Build system | Build status |
---|---|
travis-ci.org (Travis) |
A drop-in replacement for the xml2 package in Renjin. Note that this replacement package is currently by no means fully functional. Check the NAMESPACE file to get an impression of which functions are available. In the remainder of this README, the term xml2 refers to the original R package authored by Wickham et al.
The xml2 package uses S3 classes to represent an XML document and its nodes: xml_document
and xml_node
. There is a
third class xml_nodeset
to represent a list of nodes.
Objects of class xml_document
inherit from xml_node
therefore objects from these two classes have almost the same
structure: both are a list with two named elements: node
and doc
. An XML document is essentially represented by the
root node. The node
element will be the pointer to the node and the doc
element will be a pointer to the document.

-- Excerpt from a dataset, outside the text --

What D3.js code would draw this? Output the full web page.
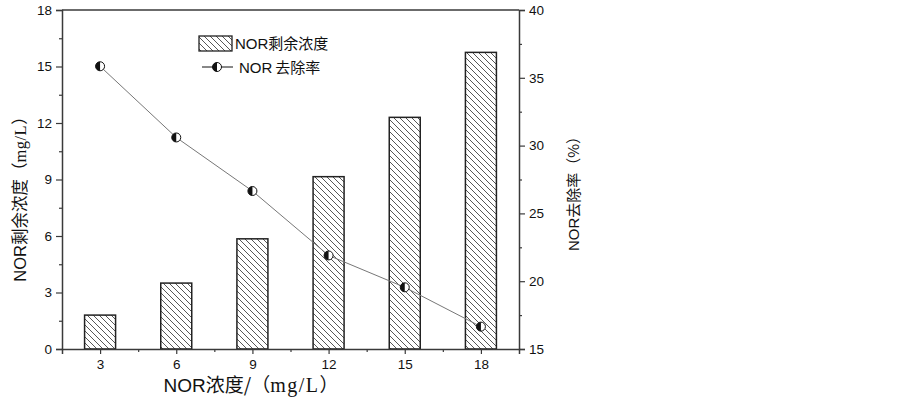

The latter is a way to keep track of the document which 'owns' the node, but Java allows you to obtain a reference to
this document from a node.
Before version 1.0.0 of the xml2 package, the read_xml()
function passed the XML_PARSE_NOBLANKS
option to libxml2 by default. Since version 1.0.0, the function has an
options
argument to control the parser options and options="NOBLANKS"

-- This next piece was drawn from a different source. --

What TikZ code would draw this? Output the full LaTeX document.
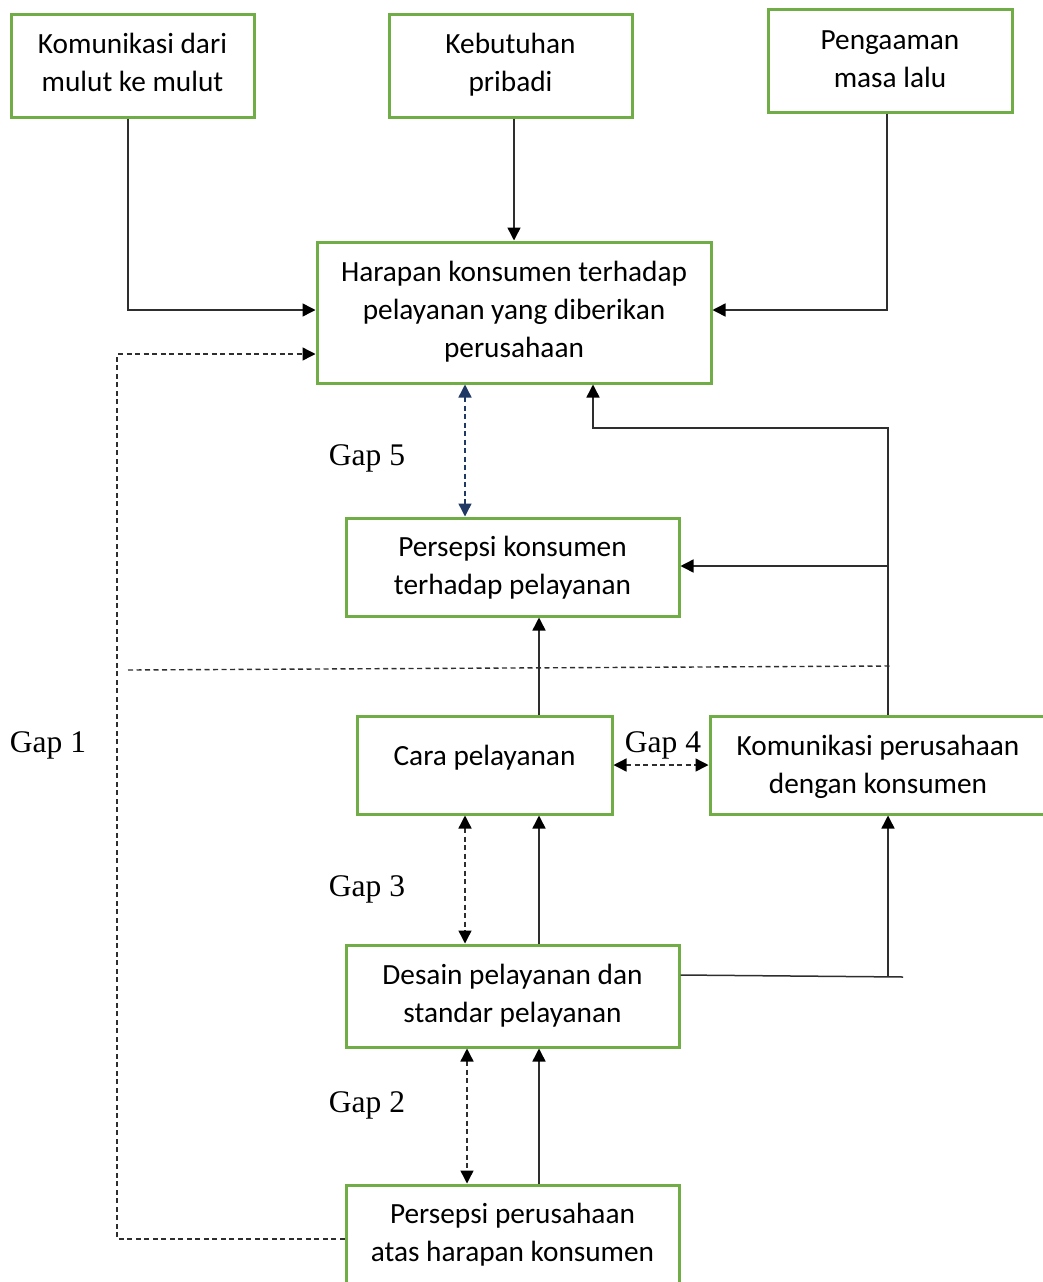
\documentclass[tikz,border=0pt]{standalone}
\usepackage{fontspec}
\setmainfont{Carlito}
\newfontfamily\gapfont{Liberation Serif}
\usetikzlibrary{arrows.meta}
\definecolor{boxgreen}{HTML}{70AD47}
\definecolor{linegray}{HTML}{2E2E2E}
\definecolor{gapblue}{HTML}{1F3864}
\tikzset{
  box/.style={draw=boxgreen, line width=3pt, inner sep=0pt},
  btext/.style={align=center, inner sep=0pt, font=\fontsize{29.3}{38}\selectfont},
  conn/.style={draw=linegray, line width=1.5pt, -{Triangle[length=13pt,width=13pt,color=black]}},
  plain/.style={draw=linegray, line width=1.5pt},
  dconn/.style={draw=linegray, line width=1.4pt, dash pattern=on 5pt off 3.5pt,
    {Triangle[length=13pt,width=13pt,color=black]}-{Triangle[length=13pt,width=13pt,color=black]}},
  bconn/.style={draw=gapblue, line width=1.4pt, dash pattern=on 5pt off 3.5pt,
    {Triangle[length=13pt,width=13pt]}-{Triangle[length=13pt,width=13pt]}},
  dline/.style={draw=linegray, line width=1.4pt, dash pattern=on 5pt off 3.5pt},
  gaplabel/.style={font=\gapfont\fontsize{31.5}{34}\selectfont, inner sep=0pt}
}
\begin{document}
\begin{tikzpicture}[x=1pt,y=-1pt]
\useasboundingbox (0,0) rectangle (1043,1282);
% boxes
\node[box, minimum width=243pt, minimum height=103pt,
  label={[btext,yshift=3.5pt]center:{Komunikasi dari\\mulut ke mulut}}] (b1) at (132.5,65.5) {};
\node[box, minimum width=243pt, minimum height=103pt,
  label={[btext,yshift=0.5pt]center:{Kebutuhan\\pribadi}}] (b2) at (510.5,65.5) {};
\node[box, minimum width=244pt, minimum height=103pt,
  label={[btext,yshift=1.5pt]center:{Pengaaman\\masa lalu}}] (b3) at (890,60.5) {};
\node[box, minimum width=394pt, minimum height=141pt,
  label={[btext,yshift=0.5pt]center:{Harapan konsumen terhadap\\pelayanan yang diberikan\\perusahaan}}] (h) at (514,312.5) {};
\node[box, minimum width=333pt, minimum height=98pt,
  label={[btext,yshift=-0.5pt]center:{Persepsi konsumen\\terhadap pelayanan}}] (p) at (512.5,567) {};
\node[box, minimum width=255pt, minimum height=98pt,
  label={[btext,yshift=7pt]center:{Cara pelayanan}}] (c) at (484.5,765) {};
\node[box, minimum width=336pt, minimum height=98pt,
  label={[btext,yshift=-2pt]center:{Komunikasi perusahaan\\dengan konsumen}}] (k) at (878,765) {};
\node[box, minimum width=333pt, minimum height=102pt,
  label={[btext,yshift=0pt]center:{Desain pelayanan dan\\standar pelayanan}}] (d) at (512.5,996) {};
\node[box, minimum width=333pt, minimum height=108pt,
  label={[btext,yshift=4pt]center:{Persepsi perusahaan\\atas harapan konsumen}}] (pp) at (512.5,1239) {};
% helper coordinates
\coordinate (gx1) at (117,0);
\coordinate (gx5) at (465,0);
\coordinate (gx2) at (467,0);
\coordinate (ax) at (539,0);
\coordinate (kx) at (888,0);
\coordinate (j1) at (888,428);
\coordinate (j2) at (593,428);
\coordinate (j3) at (888,566);
\coordinate (j4) at (888,977);
\coordinate (j5) at (903,977);
\coordinate (dl1) at (128,670);
\coordinate (dl2) at (890,666);
% inputs to Harapan
\draw[conn] ([xshift=-4.5pt]b1.south) |- ([yshift=2.5pt]h.west);
\draw[conn] (b2.south -| h.north) -- (h.north);
\draw[conn] ([xshift=-3pt]b3.south) |- ([yshift=2.5pt]h.east);
% Gap 1 dashed feedback
\draw[dline, -{Triangle[length=13pt,width=13pt,color=black]}] (pp.west) -- (pp.west -| gx1) |- ([yshift=-41.5pt]h.west);
% Gap 5
\draw[bconn] (h.south -| gx5) -- (p.north -| gx5);
% Komunikasi perusahaan up to Harapan and Persepsi
\draw[conn] (k.north -| kx) -- (j1) -- (j2) -- (h.south -| j2);
\draw[conn] (j3) -- (p.east |- j3);
% separating dashed line
\draw[dline] (dl1) -- (dl2);
% Cara -> Persepsi konsumen
\draw[conn] (c.north -| ax) -- (p.south -| ax);
% Gap 4
\draw[dconn] (c.east) -- (k.west);
% Gap 3
\draw[dconn] (c.south -| gx5) -- (d.north -| gx5);
\draw[conn] (d.north -| ax) -- (c.south -| ax);
% Desain -> Komunikasi
\draw[plain] ([yshift=21pt]d.east) -- (j5);
\draw[conn] (j4) -- (k.south -| kx);
% Gap 2
\draw[dconn] (d.south -| gx2) -- (pp.north -| gx2);
\draw[conn] (pp.north -| ax) -- (d.south -| ax);
% gap labels
\node[gaplabel] (l5) at (367,458) {Gap 5};
\node[gaplabel] (l1) at (48,745) {Gap 1};
\node[gaplabel] (l4) at (663,745) {Gap 4};
\node[gaplabel] (l3) at (367,889) {Gap 3};
\node[gaplabel] (l2) at (367,1105) {Gap 2};
\end{tikzpicture}
\end{document}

is the default value. The effect of this
option is to remove blank nodes, but the exact definition used by libxml2 for a blank node is not clear, see e.g.
this discussion.
Java has an option to remove certain 'ignorable whitespace' using setIgnoringElementContentWhitespace
when the parser
is created, but the
documentation
clearly states that this option can only be used in validating mode. At a minimum, this requires a DTD to be present in
the XML document.
All this means that behavior between xml2 and renjin-xml2 may be different when dealing with blank nodes.
The xml2 package includes a function read_html()
to parse HTML files. HTML looks like XML, but browsers will accept HTML
documents which are invalid or malformed XML documents. The package uses the
HTMLparser module from the libxml2 C library to parse (and fix)
HTML documents. Java built-in XML processors do not have such an HTML parser, therefore the renjin-xml2 package uses
the jsoup Java library. In particular, we use jsoup to parse the document and convert it to a
well-formed XML document using the outerHtml()
method.
The xml2 package is licensed as GPL version 2 or later and this replacement package has the same license. See the LICENSE file for the full text of the license.